Al-Haiqi's relatives told Women Journalists Without Chains that they believed al-Haiqi had been arrested due to his reporting on issues in Hadhramaut Governorate. They stated he had not come to police attention during his stay in Saudi Arabia and there were no grounds to arrest him.

The Committee to Protect Journalists called on Saudi Arabian authorities to justify their detention of al-Haiqi or otherwise to immediately release him.

Women Journalists Without Chains described al-Haiqi's detention as "arbitrary" and a violation of articles 13 and 19 of the Universal Declaration of Human Rights, which guaranteed freedom of movement and freedom of expression.

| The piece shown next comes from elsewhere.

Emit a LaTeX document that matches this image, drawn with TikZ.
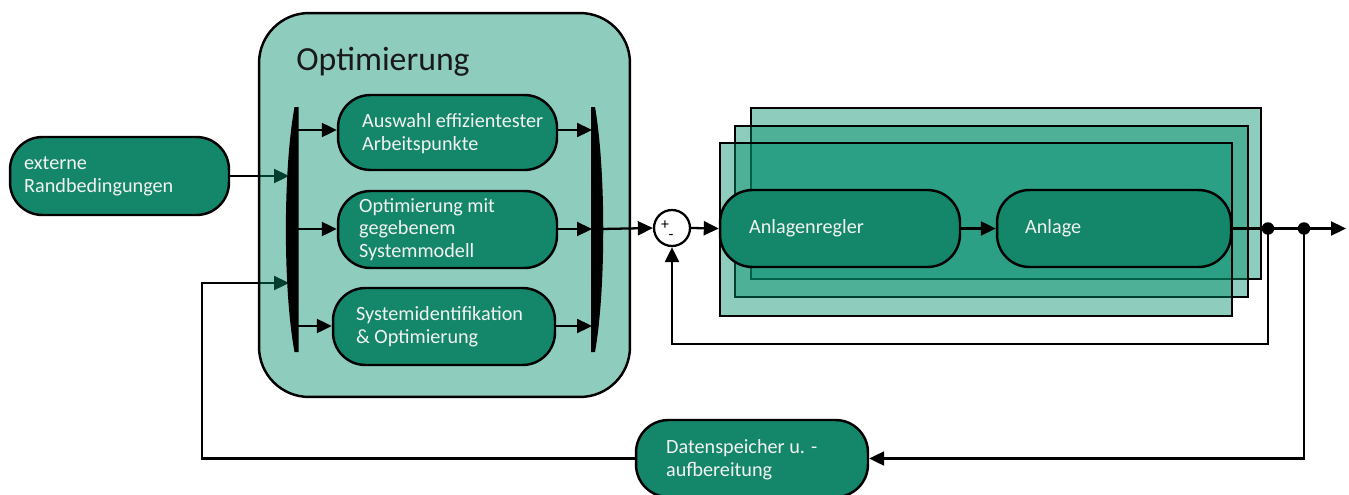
\documentclass[tikz,border=0pt]{standalone}
\usepackage{fontspec}
\setmainfont{Carlito}
\usetikzlibrary{arrows.meta,calc}
\definecolor{dkgreen}{RGB}{20,135,106}
\definecolor{tealzero}{RGB}{0,140,106}
\definecolor{txtw}{RGB}{242,242,242}
\begin{document}
\begin{tikzpicture}[x=0.02cm,y=-0.02cm,
  box/.style={draw=black, line width=1.4pt, fill=dkgreen, rounded corners=0.65cm},
  txt/.style={text=txtw, font=\fontsize{11.5}{13}\selectfont, align=left, inner sep=0pt, anchor=west},
  conn/.style={line width=1.3pt, -{Triangle[length=0.3cm,width=0.28cm]}},
  plainline/.style={line width=1.3pt},
  layer/.style={rectangle, draw=black, line width=1.4pt, fill=tealzero, fill opacity=0.443, inner sep=0pt},
  bar/.style={fill=black},
  dot/.style={circle, fill=black, minimum size=0.25cm, inner sep=0pt}]
\useasboundingbox (0,0) rectangle (1349,494);

% --- elements below the (translucent) Optimierung box
\node[box, minimum width=4.38cm, minimum height=1.56cm] (ext) at (119.5,176) {};
\node[txt] (extt) at ($(ext.west)+(15,0)$) {externe\\Randbedingungen};

\node[box, minimum width=4.64cm, minimum height=1.54cm] (ds) at (752,458.5) {};
\node[txt] (dst) at ($(ds.west)+(31,1)$) {Datenspeicher u. -\\aufbereitung};

\coordinate (lbin1) at (289,176);
\coordinate (lbin2) at (289,283);
\draw[conn] (ext.east) -- (lbin1);
\draw[conn] (ds.west) -| (202,283) -- (lbin2);

% --- Optimierung box
\node[rectangle, draw=black, line width=1.4pt, fill=tealzero, fill opacity=0.443,
      rounded corners=1cm, minimum width=7.42cm, minimum height=7.68cm] (opt) at (444.5,205) {};
\node[anchor=west, inner sep=0pt, text=black!90, font=\fontsize{19.2}{22}\selectfont] (optt) at (296,62) {Optimierung};

% bars
\fill[bar] (294.5,107) -- (298.5,107) -- (298.5,352) -- (294.5,352)
   .. controls (283,290) and (283,170) .. (294.5,107) -- cycle;
\fill[bar] (591,107) -- (595,107) .. controls (606,170) and (606,290) .. (595,352)
   -- (591,352) -- cycle;

% inner boxes
\node[box, minimum width=4.38cm, minimum height=1.5cm] (b1) at (447.5,132.5) {};
\node[txt] (b1t) at ($(b1.west)+(25,1)$) {Auswahl effizientester\\Arbeitspunkte};
\node[box, minimum width=4.38cm, minimum height=1.54cm] (b2) at (447.5,229.5) {};
\node[txt] (b2t) at ($(b2.west)+(22,0)$) {Optimierung mit\\gegebenem\\Systemmodell};
\node[box, minimum width=4.44cm, minimum height=1.54cm] (b3) at (444,326.5) {};
\node[txt] (b3t) at ($(b3.west)+(24,0)$) {Systemidentifikation\\\& Optimierung};

\coordinate (lb1) at (298,130);
\coordinate (lb2) at (298,229);
\coordinate (lb3) at (298,326);
\coordinate (rb1) at (592,130);
\coordinate (rb2) at (592,229);
\coordinate (rb3) at (592,326);
\coordinate (rbout) at (601,229);
\draw[conn] (lb1) -- (b1.west |- lb1);
\draw[conn] (lb2) -- (b2.west |- lb2);
\draw[conn] (lb3) -- (b3.west |- lb3);
\draw[conn] (b1.east |- rb1) -- (rb1);
\draw[conn] (b2.east |- rb2) -- (rb2);
\draw[conn] (b3.east |- rb3) -- (rb3);

% --- control loop
\node[layer, minimum width=10.2cm, minimum height=3.42cm] (r3) at (1006,193.5) {};
\node[layer, minimum width=10.26cm, minimum height=3.42cm] (r2) at (991.5,211.5) {};
\node[layer, minimum width=10.24cm, minimum height=3.46cm] (r1) at (976,229.5) {};

\node[circle, draw=black, line width=1.3pt, fill=white, minimum size=0.72cm, inner sep=0pt] (sum) at (672,228) {};
\node[inner sep=0pt, font=\fontsize{9}{9}\selectfont] (plus) at (665,225) {+};
\node[inner sep=0pt, font=\fontsize{9}{9}\selectfont] (minus) at (671,237) {-};

\node[box, minimum width=4.8cm, minimum height=1.54cm] (ar) at (840,228.5) {};
\node[txt] (art) at ($(ar.west)+(30,0)$) {Anlagenregler};
\node[box, minimum width=4.68cm, minimum height=1.54cm] (an) at (1114,228.5) {};
\node[txt] (ant) at ($(an.west)+(29,0)$) {Anlage};

\node[dot] (d1) at (1268,228.5) {};
\node[dot] (d2) at (1304,228.5) {};
\coordinate (out) at (1346,228.5);

\draw[conn] (rbout) -- (sum.west);
\draw[conn] (sum.east) -- (ar.west);
\draw[conn] (ar.east) -- (an.west);
\draw[plainline] (an.east) -- (d1.center) -- (d2.center);
\draw[conn] (d2.center) -- (out);
\draw[conn] (d1.center) -- (1268,344) -| (sum.south);
\draw[conn] (d2.center) |- (ds.east);
\end{tikzpicture}
\end{document}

It called on Saudi Arabian authorities to disclose al-Haiqi's whereabouts and to immediately and unconditionally release him.

Yemeni human rights organisation Marsadak expressed concern that al-Haiqi had been subjected to an enforced disappearance and called on Saudi Arabian authorities to immediately reveal his fate, clarify the reasons for his arrest, and to ensure that he was subject to fair legal procedures.

The SAM Organisation for Rights and Liberties called al-Haiqi's arrest and disappearance a "grave violation of international law". In addition to calling on Saudi Arabian authorities to provide urgent clarification, it also called on Yemeni authorities to assume its legal and humanitarian responsibilities towards its citizens.